Omit all images, then repeat exactly the lines below from the one containing "Recreate this image" through the one containing "import * as echarts from 'echarts';", both ends included.

Recorded information:

────

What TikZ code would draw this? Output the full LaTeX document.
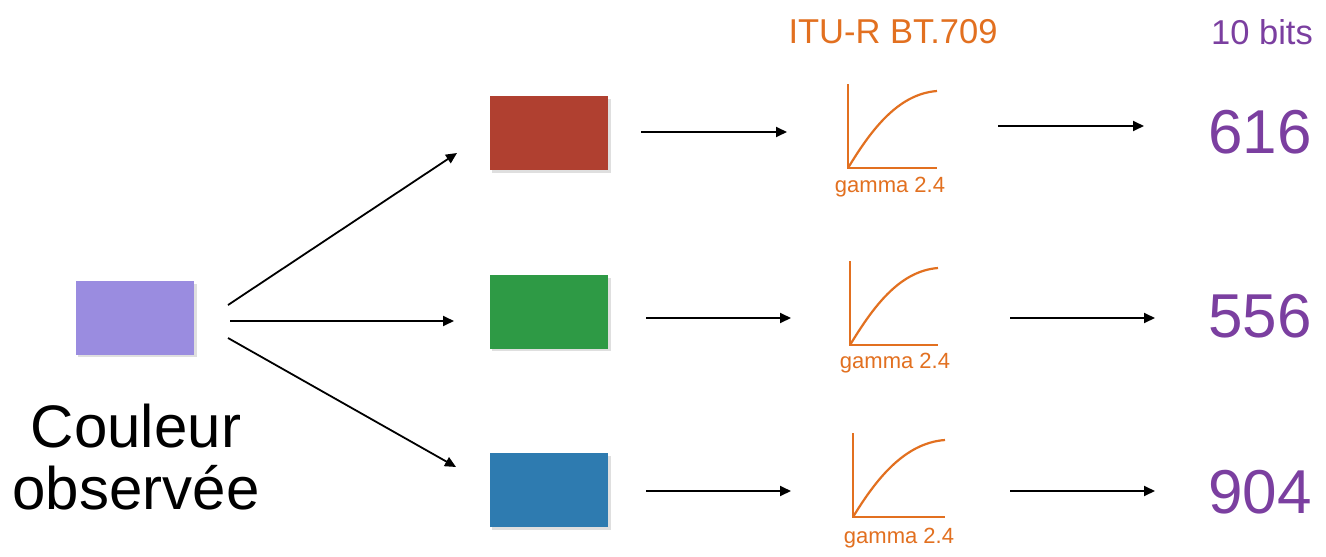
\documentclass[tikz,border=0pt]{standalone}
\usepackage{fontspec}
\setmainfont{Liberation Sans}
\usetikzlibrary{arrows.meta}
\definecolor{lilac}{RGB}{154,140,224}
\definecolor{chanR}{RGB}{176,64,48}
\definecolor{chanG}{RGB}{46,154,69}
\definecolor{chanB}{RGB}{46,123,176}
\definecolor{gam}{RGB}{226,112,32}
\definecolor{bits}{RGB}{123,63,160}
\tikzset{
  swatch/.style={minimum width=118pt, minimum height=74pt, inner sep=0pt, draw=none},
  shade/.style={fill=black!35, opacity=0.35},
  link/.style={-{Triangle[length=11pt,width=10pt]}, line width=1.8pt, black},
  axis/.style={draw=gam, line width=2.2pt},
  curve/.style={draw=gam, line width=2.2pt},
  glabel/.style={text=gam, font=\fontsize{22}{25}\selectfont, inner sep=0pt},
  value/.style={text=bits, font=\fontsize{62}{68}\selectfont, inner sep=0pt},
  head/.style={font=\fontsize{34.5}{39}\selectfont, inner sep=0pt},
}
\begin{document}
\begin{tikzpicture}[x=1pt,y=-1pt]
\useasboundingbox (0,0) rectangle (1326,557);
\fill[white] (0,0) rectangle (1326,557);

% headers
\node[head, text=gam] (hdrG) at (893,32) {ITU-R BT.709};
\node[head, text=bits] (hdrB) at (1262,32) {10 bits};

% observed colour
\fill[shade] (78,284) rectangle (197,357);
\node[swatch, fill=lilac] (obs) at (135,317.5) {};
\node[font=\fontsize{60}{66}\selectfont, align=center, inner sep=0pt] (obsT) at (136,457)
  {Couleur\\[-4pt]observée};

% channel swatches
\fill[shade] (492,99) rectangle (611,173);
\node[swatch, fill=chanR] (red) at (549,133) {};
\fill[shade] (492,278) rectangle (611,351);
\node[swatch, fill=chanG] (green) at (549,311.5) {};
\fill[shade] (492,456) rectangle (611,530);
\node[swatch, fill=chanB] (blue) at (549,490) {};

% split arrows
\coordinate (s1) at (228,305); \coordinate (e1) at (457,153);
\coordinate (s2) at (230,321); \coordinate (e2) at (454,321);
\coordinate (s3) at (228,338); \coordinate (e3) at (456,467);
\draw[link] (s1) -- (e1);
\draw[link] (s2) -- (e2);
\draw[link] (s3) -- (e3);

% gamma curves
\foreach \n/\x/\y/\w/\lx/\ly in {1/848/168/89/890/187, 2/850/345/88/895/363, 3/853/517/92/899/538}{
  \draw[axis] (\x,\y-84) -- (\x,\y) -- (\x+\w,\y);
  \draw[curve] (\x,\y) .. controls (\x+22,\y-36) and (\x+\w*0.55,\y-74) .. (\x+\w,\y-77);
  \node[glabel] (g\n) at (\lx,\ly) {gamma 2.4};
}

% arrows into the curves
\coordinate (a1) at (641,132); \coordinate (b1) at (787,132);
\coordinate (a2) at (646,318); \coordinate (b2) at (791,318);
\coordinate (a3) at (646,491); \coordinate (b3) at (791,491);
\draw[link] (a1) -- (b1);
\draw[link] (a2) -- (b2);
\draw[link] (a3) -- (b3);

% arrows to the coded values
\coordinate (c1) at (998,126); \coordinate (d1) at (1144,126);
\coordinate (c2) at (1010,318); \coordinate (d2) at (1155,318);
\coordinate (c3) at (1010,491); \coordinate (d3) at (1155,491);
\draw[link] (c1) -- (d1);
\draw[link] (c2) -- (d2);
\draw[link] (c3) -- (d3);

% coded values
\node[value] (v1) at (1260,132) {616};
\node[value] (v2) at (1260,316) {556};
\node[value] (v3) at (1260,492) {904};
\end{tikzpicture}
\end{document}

────

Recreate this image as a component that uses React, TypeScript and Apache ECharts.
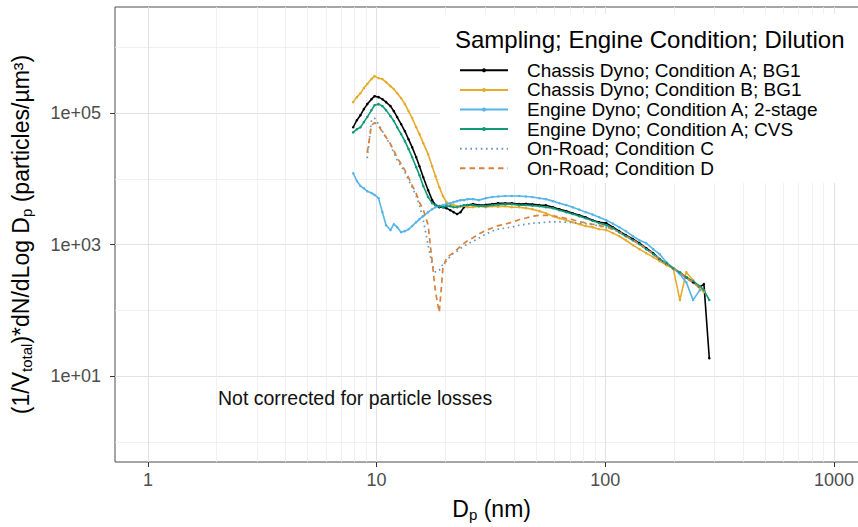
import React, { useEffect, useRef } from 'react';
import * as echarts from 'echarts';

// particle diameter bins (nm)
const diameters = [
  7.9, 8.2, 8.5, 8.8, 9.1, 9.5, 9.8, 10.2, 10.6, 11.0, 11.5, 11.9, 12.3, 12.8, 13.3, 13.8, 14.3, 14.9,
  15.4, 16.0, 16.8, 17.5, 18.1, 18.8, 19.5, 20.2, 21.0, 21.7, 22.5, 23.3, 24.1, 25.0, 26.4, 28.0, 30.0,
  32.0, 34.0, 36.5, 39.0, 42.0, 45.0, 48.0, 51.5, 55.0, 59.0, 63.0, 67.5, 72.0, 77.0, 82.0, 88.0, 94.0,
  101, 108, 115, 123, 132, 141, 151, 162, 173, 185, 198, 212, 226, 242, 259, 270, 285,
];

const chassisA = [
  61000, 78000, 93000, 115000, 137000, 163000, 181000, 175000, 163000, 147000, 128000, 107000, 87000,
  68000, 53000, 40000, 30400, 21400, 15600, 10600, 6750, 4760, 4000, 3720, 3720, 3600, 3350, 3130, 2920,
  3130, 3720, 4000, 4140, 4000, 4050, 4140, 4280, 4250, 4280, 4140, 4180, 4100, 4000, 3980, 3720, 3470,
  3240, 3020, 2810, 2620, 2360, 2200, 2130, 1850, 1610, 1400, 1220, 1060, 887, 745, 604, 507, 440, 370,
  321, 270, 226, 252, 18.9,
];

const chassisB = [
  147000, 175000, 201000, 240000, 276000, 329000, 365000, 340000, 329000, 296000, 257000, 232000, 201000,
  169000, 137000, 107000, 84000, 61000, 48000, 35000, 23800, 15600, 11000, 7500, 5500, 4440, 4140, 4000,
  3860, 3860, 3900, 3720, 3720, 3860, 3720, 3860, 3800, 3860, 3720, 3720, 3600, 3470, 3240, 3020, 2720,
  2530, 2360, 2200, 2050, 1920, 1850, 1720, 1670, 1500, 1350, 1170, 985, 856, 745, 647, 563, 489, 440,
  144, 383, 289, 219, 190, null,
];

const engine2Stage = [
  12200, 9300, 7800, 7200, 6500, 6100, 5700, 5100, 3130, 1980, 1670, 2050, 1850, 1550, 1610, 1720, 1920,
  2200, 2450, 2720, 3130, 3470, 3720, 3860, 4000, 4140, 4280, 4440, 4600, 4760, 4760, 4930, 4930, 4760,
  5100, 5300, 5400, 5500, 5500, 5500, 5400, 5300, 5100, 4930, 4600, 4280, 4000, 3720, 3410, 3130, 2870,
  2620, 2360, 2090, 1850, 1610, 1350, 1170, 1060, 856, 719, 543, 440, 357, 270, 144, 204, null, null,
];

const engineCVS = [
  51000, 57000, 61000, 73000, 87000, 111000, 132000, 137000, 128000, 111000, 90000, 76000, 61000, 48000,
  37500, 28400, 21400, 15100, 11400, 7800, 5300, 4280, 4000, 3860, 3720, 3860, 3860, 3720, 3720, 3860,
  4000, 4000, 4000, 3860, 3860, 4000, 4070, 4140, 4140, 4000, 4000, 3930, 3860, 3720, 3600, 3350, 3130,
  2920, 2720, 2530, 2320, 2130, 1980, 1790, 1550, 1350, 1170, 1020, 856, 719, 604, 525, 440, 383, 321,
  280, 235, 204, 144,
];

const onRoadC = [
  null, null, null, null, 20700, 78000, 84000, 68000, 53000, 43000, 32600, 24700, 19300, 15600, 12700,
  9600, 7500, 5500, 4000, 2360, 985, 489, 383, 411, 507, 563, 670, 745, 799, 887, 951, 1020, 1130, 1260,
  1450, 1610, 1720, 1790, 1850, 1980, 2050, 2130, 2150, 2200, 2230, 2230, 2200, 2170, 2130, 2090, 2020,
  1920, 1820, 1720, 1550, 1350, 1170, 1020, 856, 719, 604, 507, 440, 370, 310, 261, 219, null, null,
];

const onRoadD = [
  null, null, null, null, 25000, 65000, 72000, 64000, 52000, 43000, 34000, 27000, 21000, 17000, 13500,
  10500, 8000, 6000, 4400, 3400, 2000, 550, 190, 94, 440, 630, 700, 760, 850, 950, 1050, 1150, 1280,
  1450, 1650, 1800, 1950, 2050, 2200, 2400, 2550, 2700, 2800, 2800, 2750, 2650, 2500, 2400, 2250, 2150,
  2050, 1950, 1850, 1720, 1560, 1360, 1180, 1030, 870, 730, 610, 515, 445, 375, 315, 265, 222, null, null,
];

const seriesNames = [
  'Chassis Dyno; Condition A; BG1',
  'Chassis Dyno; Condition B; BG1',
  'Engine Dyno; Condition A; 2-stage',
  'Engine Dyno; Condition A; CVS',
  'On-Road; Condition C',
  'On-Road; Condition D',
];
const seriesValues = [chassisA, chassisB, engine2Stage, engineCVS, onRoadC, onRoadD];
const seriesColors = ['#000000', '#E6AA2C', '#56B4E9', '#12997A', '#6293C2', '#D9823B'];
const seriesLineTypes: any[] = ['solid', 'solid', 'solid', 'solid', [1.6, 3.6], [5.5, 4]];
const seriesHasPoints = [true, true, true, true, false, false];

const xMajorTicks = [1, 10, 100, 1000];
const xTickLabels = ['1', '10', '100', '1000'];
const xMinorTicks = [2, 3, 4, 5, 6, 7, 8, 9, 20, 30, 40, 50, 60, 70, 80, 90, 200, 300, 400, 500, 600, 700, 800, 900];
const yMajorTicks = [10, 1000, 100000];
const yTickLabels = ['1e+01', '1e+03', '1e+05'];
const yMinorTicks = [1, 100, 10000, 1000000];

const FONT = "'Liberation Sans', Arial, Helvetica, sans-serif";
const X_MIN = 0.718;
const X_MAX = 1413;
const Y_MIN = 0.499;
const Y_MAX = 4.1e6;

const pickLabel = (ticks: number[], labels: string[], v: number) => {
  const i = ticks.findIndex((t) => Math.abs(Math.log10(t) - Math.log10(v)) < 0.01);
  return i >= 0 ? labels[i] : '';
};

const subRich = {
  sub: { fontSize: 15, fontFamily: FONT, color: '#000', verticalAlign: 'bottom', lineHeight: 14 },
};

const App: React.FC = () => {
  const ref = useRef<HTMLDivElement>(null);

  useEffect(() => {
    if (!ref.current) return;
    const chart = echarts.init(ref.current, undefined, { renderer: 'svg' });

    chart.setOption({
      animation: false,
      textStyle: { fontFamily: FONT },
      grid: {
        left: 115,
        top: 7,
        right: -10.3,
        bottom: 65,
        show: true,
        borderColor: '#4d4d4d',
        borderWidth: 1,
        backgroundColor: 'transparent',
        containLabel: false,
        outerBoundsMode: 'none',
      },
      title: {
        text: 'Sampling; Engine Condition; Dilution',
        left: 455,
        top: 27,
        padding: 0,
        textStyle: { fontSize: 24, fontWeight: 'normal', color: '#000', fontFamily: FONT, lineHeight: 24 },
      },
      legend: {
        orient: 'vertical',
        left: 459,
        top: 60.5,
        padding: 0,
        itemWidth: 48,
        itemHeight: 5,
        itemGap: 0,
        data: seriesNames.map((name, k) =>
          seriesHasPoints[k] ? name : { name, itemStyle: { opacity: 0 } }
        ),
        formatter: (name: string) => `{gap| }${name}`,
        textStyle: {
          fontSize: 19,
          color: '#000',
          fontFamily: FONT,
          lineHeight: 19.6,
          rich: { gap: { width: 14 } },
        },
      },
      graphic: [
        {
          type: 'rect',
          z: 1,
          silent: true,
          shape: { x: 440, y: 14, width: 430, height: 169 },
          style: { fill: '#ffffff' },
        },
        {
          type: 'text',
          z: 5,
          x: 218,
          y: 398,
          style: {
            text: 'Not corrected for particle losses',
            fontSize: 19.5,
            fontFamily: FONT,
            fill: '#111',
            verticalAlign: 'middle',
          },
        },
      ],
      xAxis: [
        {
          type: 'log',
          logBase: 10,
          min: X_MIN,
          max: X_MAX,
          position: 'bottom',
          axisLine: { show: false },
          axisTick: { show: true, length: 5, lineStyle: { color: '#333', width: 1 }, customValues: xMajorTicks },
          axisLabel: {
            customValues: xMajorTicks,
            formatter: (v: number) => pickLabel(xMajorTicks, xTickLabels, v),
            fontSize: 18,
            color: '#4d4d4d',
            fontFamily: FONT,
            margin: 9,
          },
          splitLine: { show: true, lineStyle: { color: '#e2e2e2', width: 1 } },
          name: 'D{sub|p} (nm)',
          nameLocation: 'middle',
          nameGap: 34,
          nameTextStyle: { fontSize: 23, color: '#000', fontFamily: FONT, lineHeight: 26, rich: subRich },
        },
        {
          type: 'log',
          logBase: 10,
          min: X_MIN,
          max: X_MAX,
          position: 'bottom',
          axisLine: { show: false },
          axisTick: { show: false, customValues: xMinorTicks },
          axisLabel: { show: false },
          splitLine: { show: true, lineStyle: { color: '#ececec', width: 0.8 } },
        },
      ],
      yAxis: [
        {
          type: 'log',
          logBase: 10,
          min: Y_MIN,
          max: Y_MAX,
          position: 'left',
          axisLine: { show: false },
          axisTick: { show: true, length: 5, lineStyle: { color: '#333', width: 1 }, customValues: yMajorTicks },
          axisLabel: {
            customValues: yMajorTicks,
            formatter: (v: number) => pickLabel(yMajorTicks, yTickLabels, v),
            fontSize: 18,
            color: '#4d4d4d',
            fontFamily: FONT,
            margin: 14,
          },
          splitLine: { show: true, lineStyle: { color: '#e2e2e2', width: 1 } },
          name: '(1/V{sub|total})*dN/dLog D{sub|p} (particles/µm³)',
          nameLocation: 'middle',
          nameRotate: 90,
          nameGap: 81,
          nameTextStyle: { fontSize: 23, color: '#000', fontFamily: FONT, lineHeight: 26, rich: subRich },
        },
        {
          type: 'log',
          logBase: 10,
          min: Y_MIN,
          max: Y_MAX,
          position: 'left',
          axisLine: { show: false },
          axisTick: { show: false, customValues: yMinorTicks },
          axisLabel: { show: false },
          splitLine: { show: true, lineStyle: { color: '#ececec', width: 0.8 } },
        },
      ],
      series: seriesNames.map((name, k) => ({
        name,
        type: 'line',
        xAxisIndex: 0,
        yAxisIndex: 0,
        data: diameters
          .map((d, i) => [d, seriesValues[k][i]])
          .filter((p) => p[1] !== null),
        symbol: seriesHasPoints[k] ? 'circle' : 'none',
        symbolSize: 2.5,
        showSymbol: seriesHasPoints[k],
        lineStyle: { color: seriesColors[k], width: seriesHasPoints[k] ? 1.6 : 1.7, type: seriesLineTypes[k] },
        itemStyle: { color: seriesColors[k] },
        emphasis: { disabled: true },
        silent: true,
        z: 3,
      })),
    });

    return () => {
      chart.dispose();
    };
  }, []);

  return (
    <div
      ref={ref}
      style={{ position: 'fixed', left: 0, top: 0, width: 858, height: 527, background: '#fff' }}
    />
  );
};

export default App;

────

Expected output:
Recreate this image as a component that uses React, TypeScript and Apache ECharts.
import React, { useEffect, useRef } from 'react';
import * as echarts from 'echarts';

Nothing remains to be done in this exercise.